Tuesday, October 9, 2012

Savory Pumpkin Bread

Savory Pumpkin Bread 
Home Cooking

I went cucko about a month ago about bought all these vegetables that I didn't know what to do with. Pumpkin was one of them. I thought about just boiling the bejeebus out of it and making mash but I didn't want to eat pumpkin mash so I started scouting around for recipes that I could use it in. I found this recipe on Taste.com, which sounded perfect because it required 500g butternut pumpkin and that was EXACTLY what I had, once my pumpkin had been peeled and deseeded.

I'll put a warning out now that this pumpkin bread was probably one of my biggest baking failures this year. I have one that I can consider THE biggest failure (a lemon yoghurt cake that's refused to come out of the cake pan TWICE but at least was still edible) but this would be a close second. It just bloody wouldn't cook! They talk about measuring doneness by inserting a skewer and seeing it come out clean. Mine came out covered in pumpkin goo time after time after time. The original recipe says to bake it for 40-45 minutes. I must have had mine in there for close to 1.5hrs, if not 2 but it remained unchanged. Something similar happened to me with the sweet potato and zucchini loaf but not to this extent. It was past the point of being able to be described as 'deliciously moist' but better described as 'fail'.

I later read reviews and comments for the recipe, which I maybe should have done right at the start, and saw that many others had the same problem. It is recommended by such commenters to use 400g of butternut instead of 500g. Also, they hypothesize that the pumpkin is just too wet if you boil it so it works more predictably if you roast the pieces instead.

I haven't tried this recipe revised. I considered not posting the recipe at all, at least until I try it again and achieve success. I hated this bread when it first came out of the oven but as the days went by, I kept it refrigerated and microwaved it as I needed it and... it started tasting pretty good. I don't know if my expectations changed or standards lowered or if it truly improved in texture and flavor but by my last slice, I was sad to see it go.

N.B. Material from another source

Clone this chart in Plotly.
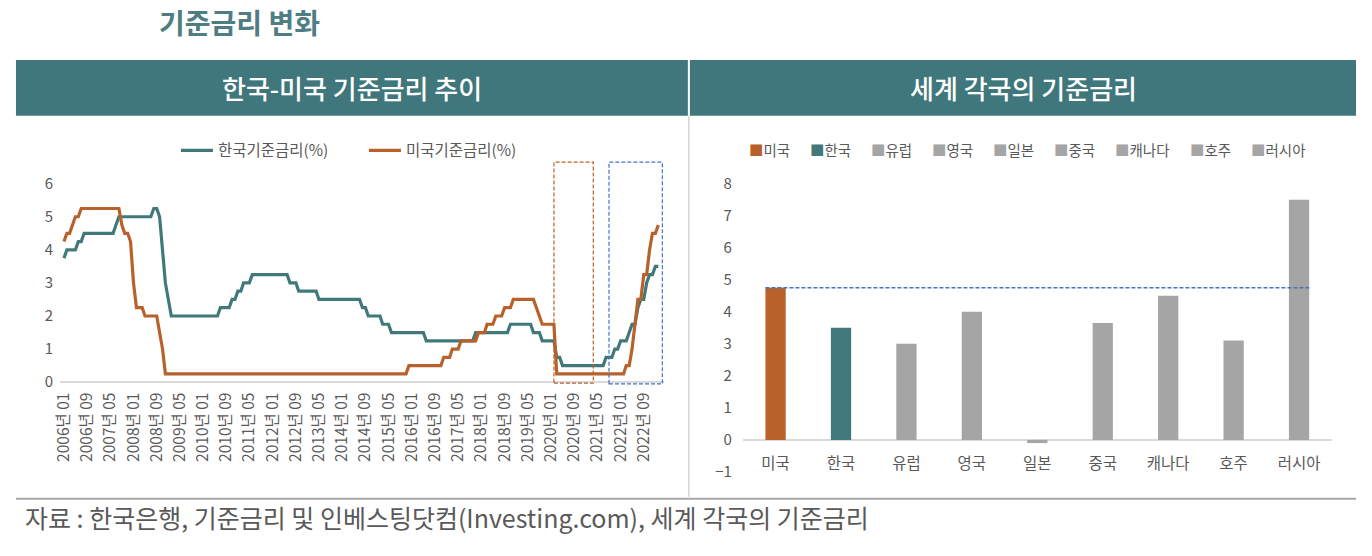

I will put up the ORIGINAL recipe but STRONGLY RECOMMEND you click here and read through the comments and make the suggested alterations. Or, you can risk it ending up like mine and going through a potential hate/love cycle. If I ever reattempt this recipe with better results, I'll be updating/linking from this post.

Savory Pumpkin Bread
Makes 1 loaf

  • 500g butternut pumpkin, peeled and chopped
  • 2 cups self-raising flour, sifted
  • 1 tsp fennel seeds
  • 2 tsp dried oregano
  • 75g butter, melted
  • 1/2 cup reduced-fat milk
  • 2 eggs, lightly beaten
  • 2 tsp fresh rosemary sprigs (I just used the sprigs whole for decoration)

1. Preheat the oven to 180 degrees Celsius. Grease and line the long ends of a 9cm deep, 9cm x 19cm (base) loaf pan.
2. Cook the pumpkin in a saucepan of boiling, salted water for about 8-10 minutes or until tender (others who have tried this recipe recommend only using 400g pumpkin and roasting till tender instead).
3. Transfer the pumpkin to a large bowl and mash with a fork until smooth. Cool for 5 minutes.
4. Add flour, fennel seeds, oregano, butter, milk and eggs. Season with salt and pepper.
5. Spoon the mixture into the prepared pan and smooth the top with the back of a spoon or a spatula. Sprinkle over the rosemary leaves (I just lay my sprigs on top).
6. Bake for 40-45 minutes until an inserted skewer comes out clean. If the top starts to get too brown and the inside isn't cooked, layer a piece of foil over the top. Note: please ead everything I wrote above about how mine took close to 2 hours and still wasn't cooked through.
7. Stand in the pan for 5 minutes before turning the loaf out onto a wire rack to cool. Slice and serve with butter.

I've gone through most of my feedback of this recipe in the introduction of this post. It's unfortunate that I had so much trouble with it because it truly is an easy recipe to follow. Cook the pumpkin, mash it, then smush in all the other ingredients. Easy peasy. If only it worked.

I have a gut feeling that reducing the quantity of pumpkin and changing the pumpkin cooking method is the key to making it work. The batter was probably just too moist for it to cook through. The loaf that I ended up with wasn't inedibly raw-tasting and floury. It just had a pumpkin pudding quality to the centre. Like I said at the start, after a while I stopped minding it and actually enjoyed it.

I like that the pumpkin bread is flavored by herbs. It is fine to eat on its own (especially with a dollop of butter) but is also great as a side for soup. I had it for breakfast, warming it up in the microwave for about 20 seconds before eating.